February 9, 2017 8.06 am This story is over 85 months old

Margot Parker: Zero tolerance of ‘barbaric and disgusting’ female genital mutilation

I recently gave my backing to a worldwide day of zero tolerance on female genital mutilation. As my party’s spokesperson on women’s issues and equalities, I felt it was important to draw attention to this barbaric and disgusting practice, which sadly still goes on. The day of action, organised by the United Nations, follows shocking…

I recently gave my backing to a worldwide day of zero tolerance on female genital mutilation.

As my party’s spokesperson on women’s issues and equalities, I felt it was important to draw attention to this barbaric and disgusting practice, which sadly still goes on.

The day of action, organised by the United Nations, follows shocking reports that between April, 2015 and March last year, doctors assessed 8,656 cases and recorded thousands of new historic cases.

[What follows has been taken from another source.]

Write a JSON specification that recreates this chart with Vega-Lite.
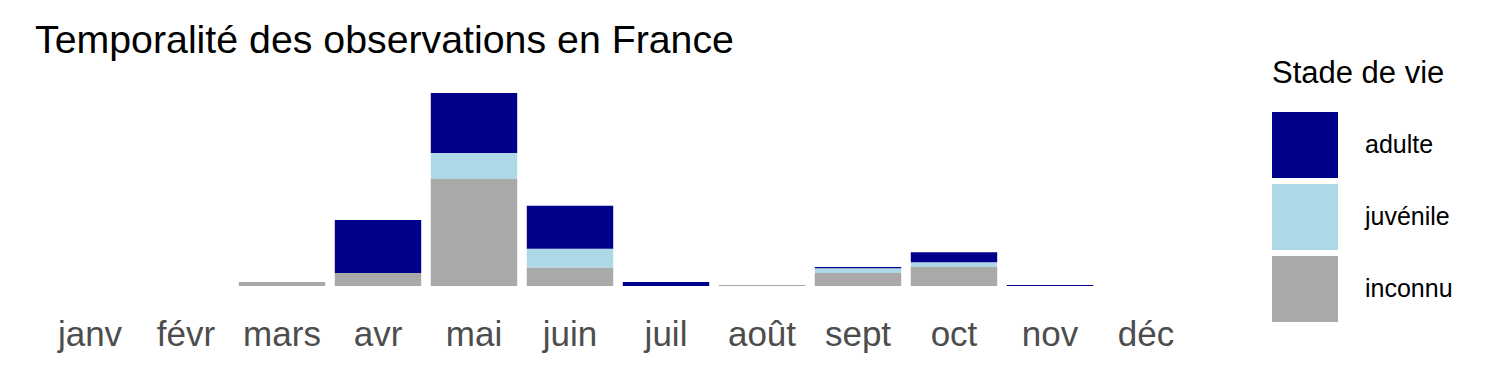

FGM has been illegal in the UK for more than 30 years – including if girls are sent ‘home’ to be mutilated in the name of culture.

And despite robust legislation existing to stop this abuse from occurring, there has not been a single conviction in this country in all that time.

There is no religious requirement for girls to undergo FGM, so even that flimsiest of excuses is absent.

This is entirely about keeping women in their place, asserting power over them and destroying their sexual identities.

The practice is barbaric and is something we should, as a society, make clear is not acceptable under any circumstances and politically correct cultural sensitivities be damned.

That is why I supported the United Nations call and the campaigns to end this practice and end it quickly.

We must have better education and we certainly must use the law in tougher and more robust manner.

The country is also crying out for better support networks and the message to be hammered home at schools, mosques, community centres and every other possible venue regardless of concerns about offending someone’s ‘culture’.

For instance, this month I called on Ealing Council to continue its funding of the Acton FGM Clinic, which faces closure because of a lack of funds.

We should be supporting more of these clinics, not pulling funding and threatening their very existence.

We simply cannot afford to let cultural sensitivities, political correctness or community intransigence to turn us from fighting FGM and other cultural symbols of abusive male dominance, female de-sexualisation and the outright de-humanisation of women.

I will be speaking to our annual spring conference in Bolton about this issue on Friday, February 17, and hope to raise the profile of the fight against this barbarism even further.

Margot Parker is the Member of European Parliament for the UK Independence Party in the East Midlands. She was elected in 2014.